In a like manner, when we obey a commandment such as tithing, it is an act of faith. When we are blessed by having our needs provided by God, it confirms that our faith was justified. But just as the seed couldn’t grow until it was planted and watered, our faith can’t grow until we actually apply it by obedience to God’s commands.
Alma also illustrates the necessity of continual care and repeated nourishing of the seed which has been planted. It’s not a one-time event. After the seed sprouts, it must be continually watered and maintained in order for it to grow and eventually produce fruit. He warns against neglecting the plant, noting the result is that it will die and you will “never pluck of the fruit of the tree of life.” If we fail to nourish our faith, it too will begin to diminish and eventually die. Nourishing our faith involves daily communication with God, personal study of the scriptures and regular church attendance and attention.

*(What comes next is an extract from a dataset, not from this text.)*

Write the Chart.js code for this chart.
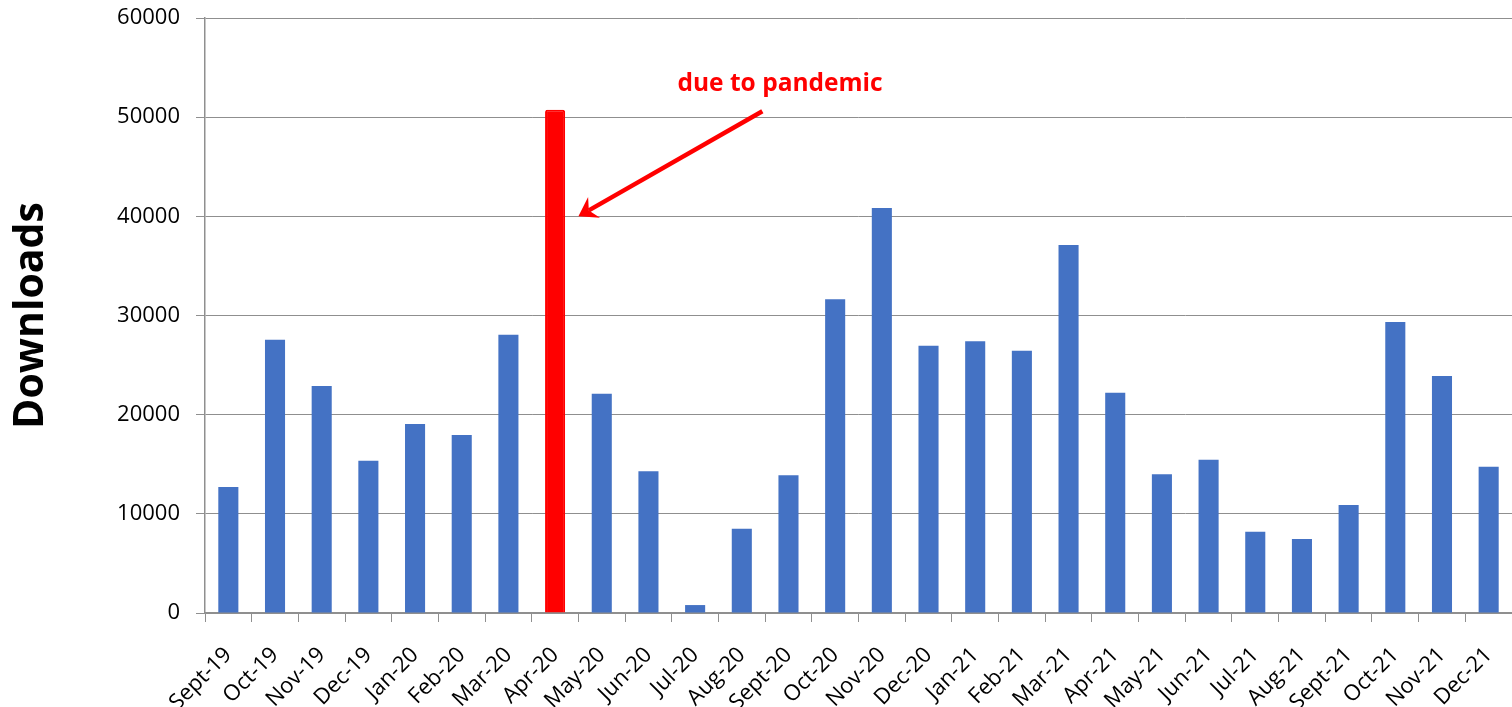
<!DOCTYPE html>
<html>
<head>
<meta charset="utf-8">
<script src="https://cdn.jsdelivr.net/npm/chart.js@4"></script>
<style>
  html, body { margin: 0; padding: 0; background: #fff; }
  #wrap { width: 1512px; height: 707px; }
</style>
</head>
<body>
<div id="wrap"><canvas id="downloadsChart"></canvas></div>
<script>
// months shown on the x axis
const months = ['Sept-19', 'Oct-19', 'Nov-19', 'Dec-19', 'Jan-20', 'Feb-20', 'Mar-20', 'Apr-20',
    'May-20', 'Jun-20', 'Jul-20', 'Aug-20', 'Sept-20', 'Oct-20', 'Nov-20', 'Dec-20',
    'Jan-21', 'Feb-21', 'Mar-21', 'Apr-21', 'May-21', 'Jun-21', 'Jul-21', 'Aug-21',
    'Sept-21', 'Oct-21', 'Nov-21', 'Dec-21'];

// downloads per month
const downloads = [12700, 27550, 22900, 15350, 19050, 17950, 28050, 50750,
    22100, 14300, 800, 8500, 13900, 31650, 40850, 26950,
    27400, 26450, 37100, 22200, 14000, 15450, 8200, 7450,
    10900, 29350, 23900, 14750];

const yTicks = [0, 10000, 20000, 30000, 40000, 50000, 60000];
const highlightMonth = 'Apr-20';
const noteText = 'due to pandemic';

const blue = '#4472C4';
const red = '#FF0000';
const gridColor = '#8f8f8f';

const barColors = months.map(m => m === highlightMonth ? red : blue);
const barBorders = months.map(m => m === highlightMonth ? 2 : 0);
const barRadius = months.map(m => m === highlightMonth ? 2 : 0);

// arrow + text annotation pointing at the highlighted bar
const notePlugin = {
    id: 'note',
    afterDatasetsDraw(chart) {
        const ctx = chart.ctx;
        const x = chart.scales.x;
        const y = chart.scales.y;
        const idx = months.indexOf(highlightMonth);

        const tipX = x.getPixelForValue(idx + 0.5);
        const tipY = y.getPixelForValue(40000);
        const startX = x.getPixelForValue(idx + 4.44);
        const startY = y.getPixelForValue(50600);

        ctx.save();
        ctx.strokeStyle = red;
        ctx.fillStyle = red;
        ctx.lineWidth = 4.5;

        const ang = Math.atan2(tipY - startY, tipX - startX);
        const cos = Math.cos(ang), sin = Math.sin(ang);
        const headLen = 18;
        const headW = 12;
        const notch = 12;

        ctx.beginPath();
        ctx.moveTo(startX, startY);
        ctx.lineTo(tipX - notch * cos, tipY - notch * sin);
        ctx.stroke();

        const bx = tipX - headLen * cos;
        const by = tipY - headLen * sin;
        ctx.beginPath();
        ctx.moveTo(tipX, tipY);
        ctx.lineTo(bx + headW * sin, by - headW * cos);
        ctx.lineTo(tipX - notch * cos, tipY - notch * sin);
        ctx.lineTo(bx - headW * sin, by + headW * cos);
        ctx.closePath();
        ctx.fill();

        ctx.font = 'bold 24.5px "Open Sans", sans-serif';
        ctx.textAlign = 'center';
        ctx.textBaseline = 'middle';
        ctx.fillText(noteText, x.getPixelForValue(idx + 4.82), y.getPixelForValue(53300));
        ctx.restore();
    }
};

const ctx = document.getElementById('downloadsChart').getContext('2d');
new Chart(ctx, {
    type: 'bar',
    data: {
        labels: months,
        datasets: [{
            label: 'Downloads',
            data: downloads,
            backgroundColor: barColors,
            borderColor: barColors,
            borderWidth: barBorders,
            borderRadius: barRadius,
            borderSkipped: 'bottom',
            categoryPercentage: 1.0,
            barPercentage: 0.43
        }]
    },
    options: {
        responsive: true,
        maintainAspectRatio: false,
        animation: false,
        layout: { padding: { top: 18, left: 0, right: 0, bottom: 0 } },
        plugins: {
            legend: { display: false },
            tooltip: { enabled: false }
        },
        scales: {
            x: {
                offset: true,
                afterFit(scale) {
                    scale.height = 94;
                    scale.paddingLeft = 0;
                    scale.paddingRight = 0;
                },
                grid: {
                    display: true,
                    drawOnChartArea: false,
                    drawTicks: true,
                    tickLength: 9,
                    color: gridColor,
                    offset: true
                },
                border: { color: gridColor, width: 1.5 },
                ticks: {
                    color: '#000',
                    font: { family: '"Open Sans", sans-serif', size: 22 },
                    minRotation: 45,
                    maxRotation: 45,
                    autoSkip: false,
                    padding: 20
                }
            },
            y: {
                min: 0,
                max: 60000,
                afterFit(scale) {
                    scale.width = 205;
                    scale.paddingTop = 0;
                    scale.paddingBottom = 0;
                },
                afterBuildTicks(axis) {
                    axis.ticks = yTicks.map(v => ({ value: v }));
                },
                grid: {
                    color: gridColor,
                    lineWidth: 1,
                    tickLength: 9
                },
                border: { color: gridColor, width: 1.5 },
                ticks: {
                    color: '#000',
                    font: { family: '"Open Sans", sans-serif', size: 22 },
                    padding: 16,
                    callback: v => String(v)
                },
                title: {
                    display: true,
                    text: 'Downloads',
                    color: '#000',
                    font: { family: '"Open Sans", sans-serif', size: 41, weight: 'bold' },
                    padding: { top: 7, bottom: 0 }
                }
            }
        }
    },
    plugins: [notePlugin]
});
</script>
</body>
</html>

The beauty of Alma’s illustration is the simplicity of the promise; “a tree springing up unto everlasting life.” Yes, it takes work. Yes, it takes effort. But he encourages us that we have the opportunity to “reap the rewards of your faith, and your diligence, and patience, and long suffering, waiting for the tree to bring forth fruit unto you.”
The biggest impediment to faith is our pride and desire for control. We want to be in the driver’s seat of our lives instead of allowing God to be the boss
The biggest impediment to faith is our pride and desire for control. We want to be in the driver’s seat of our lives instead of allowing God to be the boss. We decide what we want, what will bring us happiness, and what we should do to obtain it. We may exhaust ourselves trying, only to find our lives empty. We may obtain what we wanted but have found that it didn’t provide the joy we had hoped. It’s like climbing into our own wheelbarrow, trusting in ourselves to navigate our life across the gorge on a thin rope.
Our faith is in the promises made by our Lord, because of who He is, the qualities of His revealed character. We provide Him evidence of our faith by obeying and applying His commandments in our life. We show our faith by being willing to get into God’s wheelbarrow.